One area where Postgres stands head and shoulders above Oracle is arrays. Oracle arrays/collections are quite cumbersome to use. But Postgres provides us with a simple to use and incredibly power tool in arrays.
Recently I had to do some ETL work were the source was a real mess. (There’s a real surprise.) Its always fun when the database designer graduated from the MS Excel school of normalization.
In this particular table, each row contains up to 8 test scores for 3 terms.
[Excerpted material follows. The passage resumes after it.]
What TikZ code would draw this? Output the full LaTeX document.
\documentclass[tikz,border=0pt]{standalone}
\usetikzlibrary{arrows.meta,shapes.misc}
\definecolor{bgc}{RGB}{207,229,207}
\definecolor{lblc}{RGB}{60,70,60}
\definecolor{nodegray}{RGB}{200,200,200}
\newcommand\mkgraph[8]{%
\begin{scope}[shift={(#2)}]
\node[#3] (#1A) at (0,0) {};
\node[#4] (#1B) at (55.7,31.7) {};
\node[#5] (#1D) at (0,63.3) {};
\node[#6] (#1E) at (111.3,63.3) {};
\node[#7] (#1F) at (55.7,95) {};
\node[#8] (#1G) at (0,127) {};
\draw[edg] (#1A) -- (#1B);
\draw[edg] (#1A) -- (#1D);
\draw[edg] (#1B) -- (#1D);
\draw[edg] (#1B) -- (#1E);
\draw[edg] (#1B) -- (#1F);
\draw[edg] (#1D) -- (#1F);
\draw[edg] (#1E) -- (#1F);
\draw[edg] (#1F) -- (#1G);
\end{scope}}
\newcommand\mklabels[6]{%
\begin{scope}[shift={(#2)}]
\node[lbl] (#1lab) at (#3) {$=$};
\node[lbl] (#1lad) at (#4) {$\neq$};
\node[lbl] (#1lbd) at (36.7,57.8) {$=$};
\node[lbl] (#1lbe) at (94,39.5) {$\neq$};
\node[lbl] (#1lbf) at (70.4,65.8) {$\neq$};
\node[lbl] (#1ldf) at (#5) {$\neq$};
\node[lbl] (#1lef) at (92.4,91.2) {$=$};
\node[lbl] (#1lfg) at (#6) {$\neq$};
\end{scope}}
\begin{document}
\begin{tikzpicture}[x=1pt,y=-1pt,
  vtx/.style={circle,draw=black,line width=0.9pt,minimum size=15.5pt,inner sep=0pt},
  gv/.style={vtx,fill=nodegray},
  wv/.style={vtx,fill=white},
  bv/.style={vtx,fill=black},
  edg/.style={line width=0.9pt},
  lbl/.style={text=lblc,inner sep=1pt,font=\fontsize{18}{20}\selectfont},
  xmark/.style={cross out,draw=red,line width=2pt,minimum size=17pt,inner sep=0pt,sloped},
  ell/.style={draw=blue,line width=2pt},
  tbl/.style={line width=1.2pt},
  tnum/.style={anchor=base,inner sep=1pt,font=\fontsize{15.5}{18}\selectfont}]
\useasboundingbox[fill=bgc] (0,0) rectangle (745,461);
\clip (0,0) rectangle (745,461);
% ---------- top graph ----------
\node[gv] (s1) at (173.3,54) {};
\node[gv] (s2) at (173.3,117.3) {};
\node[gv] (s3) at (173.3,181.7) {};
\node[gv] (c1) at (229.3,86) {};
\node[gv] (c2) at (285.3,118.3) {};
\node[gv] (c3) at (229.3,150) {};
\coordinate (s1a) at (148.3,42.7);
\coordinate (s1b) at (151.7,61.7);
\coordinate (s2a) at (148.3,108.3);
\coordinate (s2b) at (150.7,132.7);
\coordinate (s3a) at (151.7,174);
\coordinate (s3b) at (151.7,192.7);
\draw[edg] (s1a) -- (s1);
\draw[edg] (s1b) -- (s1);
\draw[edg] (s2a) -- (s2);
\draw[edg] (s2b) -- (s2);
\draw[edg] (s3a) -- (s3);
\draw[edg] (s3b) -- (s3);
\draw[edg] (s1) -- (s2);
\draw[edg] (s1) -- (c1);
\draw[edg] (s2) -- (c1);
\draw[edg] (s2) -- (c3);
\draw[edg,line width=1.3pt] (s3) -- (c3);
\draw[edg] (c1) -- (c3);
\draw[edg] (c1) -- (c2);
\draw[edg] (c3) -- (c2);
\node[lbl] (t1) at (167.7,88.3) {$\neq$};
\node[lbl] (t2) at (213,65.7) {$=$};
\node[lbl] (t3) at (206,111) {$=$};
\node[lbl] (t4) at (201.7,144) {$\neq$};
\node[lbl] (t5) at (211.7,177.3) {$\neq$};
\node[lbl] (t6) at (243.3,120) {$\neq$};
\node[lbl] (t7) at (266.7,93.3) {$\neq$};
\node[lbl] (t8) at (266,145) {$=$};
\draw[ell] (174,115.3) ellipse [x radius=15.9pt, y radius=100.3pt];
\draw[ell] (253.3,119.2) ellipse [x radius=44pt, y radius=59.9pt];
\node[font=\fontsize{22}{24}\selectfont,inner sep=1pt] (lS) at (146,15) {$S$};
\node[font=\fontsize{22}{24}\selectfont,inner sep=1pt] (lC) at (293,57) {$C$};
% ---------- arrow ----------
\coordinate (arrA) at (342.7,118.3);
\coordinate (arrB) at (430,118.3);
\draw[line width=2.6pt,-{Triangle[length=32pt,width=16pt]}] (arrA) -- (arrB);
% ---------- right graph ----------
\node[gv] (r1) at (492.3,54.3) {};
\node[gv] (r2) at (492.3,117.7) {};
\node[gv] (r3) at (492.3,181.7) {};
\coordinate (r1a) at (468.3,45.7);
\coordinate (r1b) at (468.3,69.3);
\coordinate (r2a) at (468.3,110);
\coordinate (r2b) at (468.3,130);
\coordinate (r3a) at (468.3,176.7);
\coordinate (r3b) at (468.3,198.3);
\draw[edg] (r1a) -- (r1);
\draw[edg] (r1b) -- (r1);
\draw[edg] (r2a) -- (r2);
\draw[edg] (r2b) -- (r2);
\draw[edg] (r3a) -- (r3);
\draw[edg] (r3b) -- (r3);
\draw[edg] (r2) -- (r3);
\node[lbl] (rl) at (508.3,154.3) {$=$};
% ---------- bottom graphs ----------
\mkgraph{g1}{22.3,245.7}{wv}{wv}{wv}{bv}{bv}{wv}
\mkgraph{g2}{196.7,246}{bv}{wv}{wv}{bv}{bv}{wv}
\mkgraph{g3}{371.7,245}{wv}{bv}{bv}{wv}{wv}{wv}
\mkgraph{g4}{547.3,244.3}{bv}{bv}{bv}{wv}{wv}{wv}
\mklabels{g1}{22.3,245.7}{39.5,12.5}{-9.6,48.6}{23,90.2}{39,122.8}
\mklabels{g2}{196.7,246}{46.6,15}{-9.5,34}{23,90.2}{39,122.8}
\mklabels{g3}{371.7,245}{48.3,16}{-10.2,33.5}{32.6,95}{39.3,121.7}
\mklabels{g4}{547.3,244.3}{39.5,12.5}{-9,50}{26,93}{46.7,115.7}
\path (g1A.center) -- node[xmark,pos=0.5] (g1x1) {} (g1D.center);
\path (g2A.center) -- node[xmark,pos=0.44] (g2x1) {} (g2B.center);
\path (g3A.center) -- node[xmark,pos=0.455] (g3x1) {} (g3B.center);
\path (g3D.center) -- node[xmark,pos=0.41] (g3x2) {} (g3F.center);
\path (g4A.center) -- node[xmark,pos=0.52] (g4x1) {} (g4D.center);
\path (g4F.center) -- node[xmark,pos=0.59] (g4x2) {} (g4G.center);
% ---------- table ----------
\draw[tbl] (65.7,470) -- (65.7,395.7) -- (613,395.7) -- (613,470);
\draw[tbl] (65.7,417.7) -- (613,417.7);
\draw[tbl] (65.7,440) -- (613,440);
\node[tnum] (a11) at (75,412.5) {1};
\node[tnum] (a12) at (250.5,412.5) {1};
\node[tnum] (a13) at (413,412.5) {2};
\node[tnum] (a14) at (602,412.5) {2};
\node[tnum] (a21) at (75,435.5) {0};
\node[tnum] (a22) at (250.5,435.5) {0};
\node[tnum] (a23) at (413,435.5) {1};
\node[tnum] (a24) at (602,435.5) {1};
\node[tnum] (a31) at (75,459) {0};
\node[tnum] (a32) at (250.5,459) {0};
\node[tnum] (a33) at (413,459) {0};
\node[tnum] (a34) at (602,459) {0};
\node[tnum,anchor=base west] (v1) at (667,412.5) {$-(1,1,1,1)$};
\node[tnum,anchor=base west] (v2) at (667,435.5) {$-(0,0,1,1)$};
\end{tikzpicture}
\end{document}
So 1 row from the import table will need to be transformed into up to 24 rows which need mapped to the appropriate test and term, while eliminating null entries.
The solution is to use multi-dimentional arrays to map each entry. One dimension will map the term and the second dimension will map the test.
CREATE OR REPLACE VIEW etl_test_import AS
SELECT studentID, array[
array[test1_term1, test2_term1, test3_term1, test4_term1],
array[test1_term2, test2_term2, test3_term2, test4_term2],
array[test1_term3, test2_term3, test3_term3, test4_term3]
] as scores,
array['reading','writing','math','science'] AS name_map
You don’t need to save the above as a view, but its a little easier to understand than having it in a subselect. The scores field should look something like so:
Now that its organized by test and by term, we need to map them to our test codes. To do this, you use the idx() function I described earlier. This will give the index that corresponds to each test code.
SELECT studentID, t.test_code, term,
scores[term][idx(name_map, t.test_code)] AS score
FROM etl_test_import AS ti
JOIN test_definitions AS t ON 1=1
JOIN generate_series(1,3) AS term
WHERE scores[term][idx(name_map, t.test_code)] IS NOT NULL